▶ OBJECTIVE: Leave out the pictures and repeat the rest of the material exactly.

▶ DATA:
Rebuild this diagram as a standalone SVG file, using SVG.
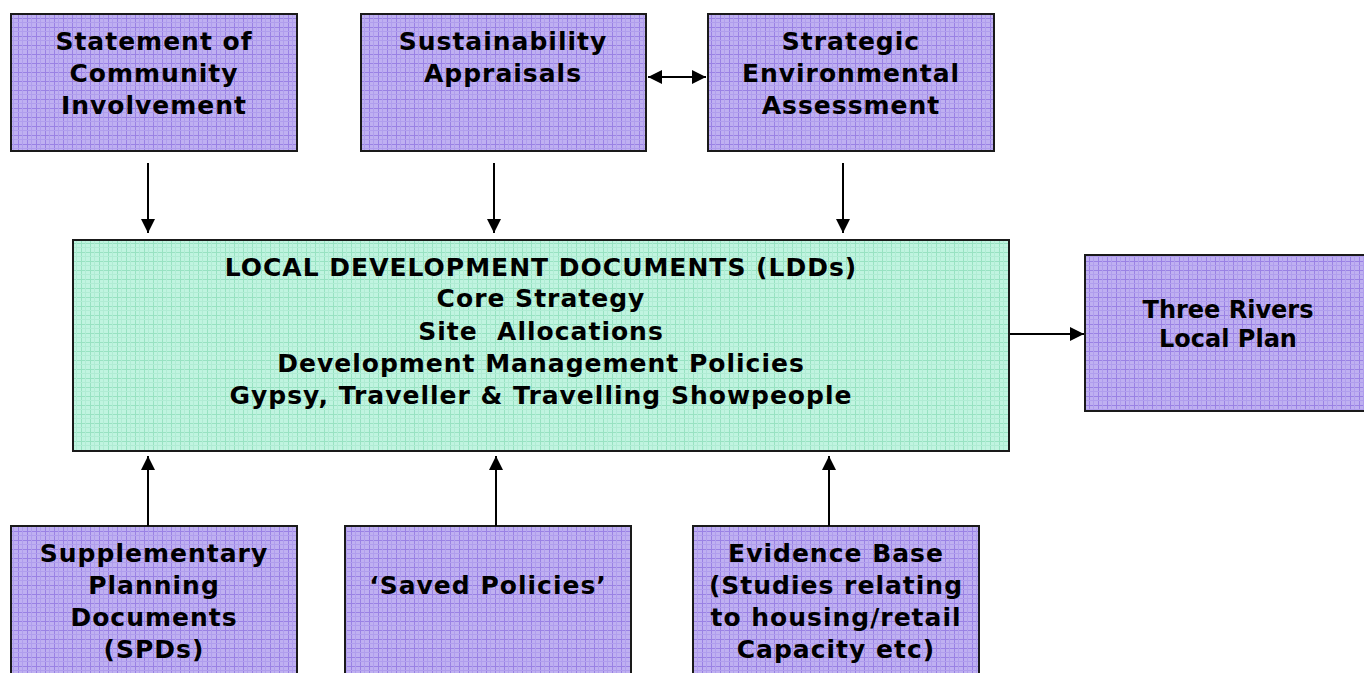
<svg xmlns="http://www.w3.org/2000/svg" width="1364" height="673" viewBox="0 0 1364 673">
<defs>
<pattern id="pp" width="9" height="9" patternUnits="userSpaceOnUse">
<rect width="9" height="9" fill="#bfb0f1"/>
<path d="M0 0.5H9M0.5 0V9" stroke="#9a82e4" stroke-width="1"/>
<path d="M4.5 0V9M0 4.5H9" stroke="#b09eed" stroke-width="1"/>
</pattern>
<pattern id="gp" width="9" height="9" patternUnits="userSpaceOnUse">
<rect width="9" height="9" fill="#c0f4e0"/>
<path d="M0 0.5H9M0.5 0V9" stroke="#98e2c2" stroke-width="1"/>
<path d="M4.5 0V9M0 4.5H9" stroke="#b0ecd4" stroke-width="1"/>
</pattern>
<marker id="ah2" viewBox="0 0 14 14" refX="14" refY="7" markerWidth="14" markerHeight="14" markerUnits="userSpaceOnUse" orient="auto-start-reverse">
<path d="M0 0L14 7L0 14Z" fill="#000"/>
</marker>
</defs>
<style>
.p{fill:url(#pp);stroke:#1a1a1a;stroke-width:2}
.g{fill:url(#gp);stroke:#1a1a1a;stroke-width:2}
text{font-family:"DejaVu Sans",Verdana,sans-serif;font-weight:bold;font-size:25px;letter-spacing:1px;fill:#000;text-anchor:middle}
text.s{font-size:24px;letter-spacing:0}
.c line{stroke:#000;stroke-width:2;fill:none}
</style>
<g id="sci"><rect class="p" x="11" y="14" width="286" height="137"/>
<text x="154" y="50">Statement of</text><text x="154" y="82">Community</text><text x="154" y="114">Involvement</text></g>
<g id="sa"><rect class="p" x="361" y="14" width="285" height="137"/>
<text x="503" y="50">Sustainability</text><text x="503" y="82">Appraisals</text></g>
<g id="sea"><rect class="p" x="708" y="14" width="286" height="137"/>
<text x="851" y="50">Strategic</text><text x="851" y="82">Environmental</text><text x="851" y="114">Assessment</text></g>
<g id="ldd"><rect class="g" x="73" y="240" width="936" height="211"/>
<text x="541" y="276">LOCAL DEVELOPMENT DOCUMENTS (LDDs)</text>
<text x="541" y="307">Core Strategy</text>
<text x="541" y="340" xml:space="preserve">Site  Allocations</text>
<text x="541" y="372">Development Management Policies</text>
<text x="541" y="404">Gypsy, Traveller &amp; Travelling Showpeople</text></g>
<g id="trlp"><rect class="p" x="1085" y="255" width="285" height="156"/>
<text class="s" x="1228" y="318">Three Rivers</text><text class="s" x="1228" y="347">Local Plan</text></g>
<g id="spd"><rect class="p" x="11" y="526" width="286" height="160"/>
<text x="154" y="562">Supplementary</text><text x="154" y="594">Planning</text><text x="154" y="626">Documents</text><text x="154" y="658">(SPDs)</text></g>
<g id="saved"><rect class="p" x="345" y="526" width="286" height="160"/>
<text x="488" y="594">‘Saved Policies’</text></g>
<g id="ev"><rect class="p" x="693" y="526" width="286" height="160"/>
<text x="836" y="562">Evidence Base</text><text x="836" y="594">(Studies relating</text><text x="836" y="626">to housing/retail</text><text x="836" y="658">Capacity etc)</text></g>
<g class="c" id="connectors">
<line x1="148" y1="163" x2="148" y2="233" marker-end="url(#ah2)"/>
<line x1="494" y1="163" x2="494" y2="233" marker-end="url(#ah2)"/>
<line x1="843" y1="163" x2="843" y2="233" marker-end="url(#ah2)"/>
<line x1="148" y1="526" x2="148" y2="456" marker-end="url(#ah2)"/>
<line x1="496" y1="526" x2="496" y2="456" marker-end="url(#ah2)"/>
<line x1="829" y1="526" x2="829" y2="456" marker-end="url(#ah2)"/>
<line x1="1010" y1="334" x2="1084" y2="334" marker-end="url(#ah2)"/>
<line x1="648" y1="77" x2="706" y2="77" marker-start="url(#ah2)" marker-end="url(#ah2)"/>
</g>
</svg>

▶ FINAL ANSWER:
Rebuild this diagram as a standalone SVG file, using SVG.
<svg xmlns="http://www.w3.org/2000/svg" width="1364" height="673" viewBox="0 0 1364 673">
<defs>
<pattern id="pp" width="9" height="9" patternUnits="userSpaceOnUse">
<rect width="9" height="9" fill="#bfb0f1"/>
<path d="M0 0.5H9M0.5 0V9" stroke="#9a82e4" stroke-width="1"/>
<path d="M4.5 0V9M0 4.5H9" stroke="#b09eed" stroke-width="1"/>
</pattern>
<pattern id="gp" width="9" height="9" patternUnits="userSpaceOnUse">
<rect width="9" height="9" fill="#c0f4e0"/>
<path d="M0 0.5H9M0.5 0V9" stroke="#98e2c2" stroke-width="1"/>
<path d="M4.5 0V9M0 4.5H9" stroke="#b0ecd4" stroke-width="1"/>
</pattern>
<marker id="ah2" viewBox="0 0 14 14" refX="14" refY="7" markerWidth="14" markerHeight="14" markerUnits="userSpaceOnUse" orient="auto-start-reverse">
<path d="M0 0L14 7L0 14Z" fill="#000"/>
</marker>
</defs>
<style>
.p{fill:url(#pp);stroke:#1a1a1a;stroke-width:2}
.g{fill:url(#gp);stroke:#1a1a1a;stroke-width:2}
text{font-family:"DejaVu Sans",Verdana,sans-serif;font-weight:bold;font-size:25px;letter-spacing:1px;fill:#000;text-anchor:middle}
text.s{font-size:24px;letter-spacing:0}
.c line{stroke:#000;stroke-width:2;fill:none}
</style>
<g id="sci"><rect class="p" x="11" y="14" width="286" height="137"/>
<text x="154" y="50">Statement of</text><text x="154" y="82">Community</text><text x="154" y="114">Involvement</text></g>
<g id="sa"><rect class="p" x="361" y="14" width="285" height="137"/>
<text x="503" y="50">Sustainability</text><text x="503" y="82">Appraisals</text></g>
<g id="sea"><rect class="p" x="708" y="14" width="286" height="137"/>
<text x="851" y="50">Strategic</text><text x="851" y="82">Environmental</text><text x="851" y="114">Assessment</text></g>
<g id="ldd"><rect class="g" x="73" y="240" width="936" height="211"/>
<text x="541" y="276">LOCAL DEVELOPMENT DOCUMENTS (LDDs)</text>
<text x="541" y="307">Core Strategy</text>
<text x="541" y="340" xml:space="preserve">Site  Allocations</text>
<text x="541" y="372">Development Management Policies</text>
<text x="541" y="404">Gypsy, Traveller &amp; Travelling Showpeople</text></g>
<g id="trlp"><rect class="p" x="1085" y="255" width="285" height="156"/>
<text class="s" x="1228" y="318">Three Rivers</text><text class="s" x="1228" y="347">Local Plan</text></g>
<g id="spd"><rect class="p" x="11" y="526" width="286" height="160"/>
<text x="154" y="562">Supplementary</text><text x="154" y="594">Planning</text><text x="154" y="626">Documents</text><text x="154" y="658">(SPDs)</text></g>
<g id="saved"><rect class="p" x="345" y="526" width="286" height="160"/>
<text x="488" y="594">‘Saved Policies’</text></g>
<g id="ev"><rect class="p" x="693" y="526" width="286" height="160"/>
<text x="836" y="562">Evidence Base</text><text x="836" y="594">(Studies relating</text><text x="836" y="626">to housing/retail</text><text x="836" y="658">Capacity etc)</text></g>
<g class="c" id="connectors">
<line x1="148" y1="163" x2="148" y2="233" marker-end="url(#ah2)"/>
<line x1="494" y1="163" x2="494" y2="233" marker-end="url(#ah2)"/>
<line x1="843" y1="163" x2="843" y2="233" marker-end="url(#ah2)"/>
<line x1="148" y1="526" x2="148" y2="456" marker-end="url(#ah2)"/>
<line x1="496" y1="526" x2="496" y2="456" marker-end="url(#ah2)"/>
<line x1="829" y1="526" x2="829" y2="456" marker-end="url(#ah2)"/>
<line x1="1010" y1="334" x2="1084" y2="334" marker-end="url(#ah2)"/>
<line x1="648" y1="77" x2="706" y2="77" marker-start="url(#ah2)" marker-end="url(#ah2)"/>
</g>
</svg>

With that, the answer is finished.